# Spotify



## Chris Hobson (Aug 17, 2020)

Here at the Hobson house we have entered the 21st Century and opened a Spotify account. For those not in the know, this is a music download service but instead of buying songs one by one for fifty or ninety five pence each, you pay a subscription and then just help yourself to their colossal music library. I have very eclectic tastes. I also tend to get bored listening to the same stuff so I do tend to want to find new things to listen to all the time. Some of this might be modern stuff but often it is old stuff that is new to me. So my Walkman has been consigned to a drawer as all my music is now in my phone. I have an up to date music system in my car with bluetooth connection so I can jump in, switch on my app, put it on shuffle and go. I'm really impressed with it, it is so much simpler to use than the Amazon Music store and I'm happily learning my way around it. I needed a bit of help from my daughter to start with but I think that I'm getting the hang of it. They aren't paying me to say that I like it, in case anyone is suspicious.


----------



## Lisa66 (Aug 17, 2020)

Ha ha, I’ve also joined the 21st century, my daughter got me into Spotify too. I often download a playlist or podcast (switch playback to offline) for when I’m in the garden, phone in pocket, ear things in...very happy. I like all the playlist suggestions it gives you too...rarely anything I’m not keen on and often bands I’d completely forgotten about. 

I really like Radio 6 too, it’s a great mix of music, new and old and interesting djs who know their subject. I never find myself having to turn it off because some of the music annoys me. I love all sorts of music and between the two they keep me very happy.


----------



## Chris Hobson (Aug 17, 2020)

I mostly listen to Planet Rock when I listen to radio. I keep a note book by the radio and write down songs that I want to download. Some are songs that I sort of expect that I'll like and download. I don't always get that right and find that I didn't really like that one after all. On Spotify you can unlike the songs as easily as you can like them so it's great. Two songs that really were love at first listen were Ashes by the Struts and Backwater Zoo by The Temperance Movement.


----------



## C&E Guy (Aug 20, 2020)

In the words of T.Rex, I'm still a "20th Century Boy".
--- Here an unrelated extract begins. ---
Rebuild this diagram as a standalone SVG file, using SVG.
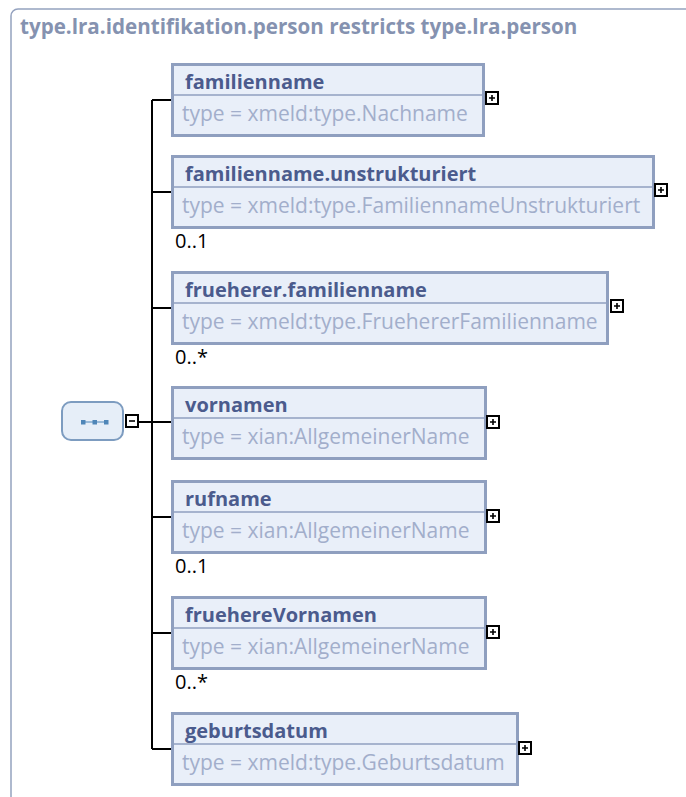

I use a 160GB Classic I-Pod (it's on at the moment), and I have well over 30,000 tracks on my I-Tunes library. Many were uploaded from cd's and not bought from Apple. I had a very large collection of those too. Some obtained overseas. I don't think my obscure album tracks are all available on Spotify. Are they?


----------



## Chris Hobson (Aug 22, 2020)

They don't have absolutely everything but they seem to have most of what is out there. Morning Glory by James and Bobby Purify seems to be one that is difficult to find. One problem with downloading is that the searches don't work if you have the song title wrong. Songs aren't always called what you think that they are called.


----------



## Chris Hobson (Aug 24, 2020)

Update.
I've started exploring some of the other features in the hope of finding some new music. The playlist that is supposed to be a random selection based on the stuff that I like resembles the Smashy and Nicey seventies rock pop cliche show. 

You can also get 'artist that you like radio'. this plays tracks by a selected artist mixed with tracks by other supposedly similar artists. I'm not sure how the similar artists are picked, I think it might be 'people who like X also like this'. Anyway The Sandra's Wedding Radio selection produces a playlist full of Rolling Stones, The Who and Fleetwood Mac songs. So far I haven't found anything that I haven't heard a thousand times and know all the words to. I think that the algorithm has me marked down as a sixty something dinosaur.


----------



## Chris Hobson (Aug 28, 2020)

Update.
I have now listened to Katie Spencer Radio and The Struts Radio and found lots of interesting new, to me, stuff. No adverts! I really can't believe how brilliant it is, I suppose that movie fans got the same buzz when they first encountered Netflix.

Listening to my favourites on shuffle has also highlighted what a brilliant guitarist Katie Spencer is, she outshines even the classic rockers that I love.


----------



## Chris Hobson (Oct 26, 2020)

Fun with the technology. I'm listening on my headphones, my phone is buried deep in the leg pocket of my workwear type trousers and I'm wearing a boiler suit. I'm needing to fold down the seats in the car and, while I'm on, it being late October, I decide to put the clock back in the car. I turn on the ignition to do this and the phone automatically switches to the car radio. I adjust the clock and turn off the car and the phone pauses the music so that I have to dig out the phone, unlock the screen, bring up the spotify app and press play to get my music back on.

Edit.
I have now discovered that I have a screen on my watch that tells me what is playing. It also has play, forward back and pause buttons on it so that I can control the music from that.

After becoming more accustomed to the way that Spotify works it has occurred to me that it is a very different way of accessing music compared with the old ways of buying records, CDs or even downloads. My way of thinking of music in terms of the time that it was released has completely changed. The stuff that I access now comes from all over the place and the time that it was released has become fairly irrelevant. It occurs to me that younger people who have known nothing else but this type of music service are likely to have little awareness of how old, or new their music is.

Bizarre fun find, Harry Chapin, 30,000 pounds of bananas.


----------



## C&E Guy (Oct 30, 2020)

I watched something on YouTube yesterday about the 20 most collectable albums.

I've got 18 of them. So I must be doing something right.


----------



## Chris Hobson (Oct 30, 2020)

Any chance of a link or a list?


----------



## Chris Hobson (Oct 31, 2020)

Ok, in the absence of a link or a list, and I know that it is boring and self indulgent, my top ten albums. These are not in order of preference just my favourite ten.

A Night at the Opera - Queen.
Axe Victim - Be Bop Deluxe.
Dark Side of the Moon - Pink Floyd.
Hotel California - Eagles.
Hunky Dory - David Bowie.
Piano Concerto #5 - L.V.Beethoven.
Rumours - Fleetwood Mac.
Songs from the Wood - Jethro Tull.
Trilogy - Emerson Lake & Palmer.
Weather Beaten - Katie Spencer. 

This is off the top of my head so that another time I might come up with a slightly different list depending on what came to mind.


----------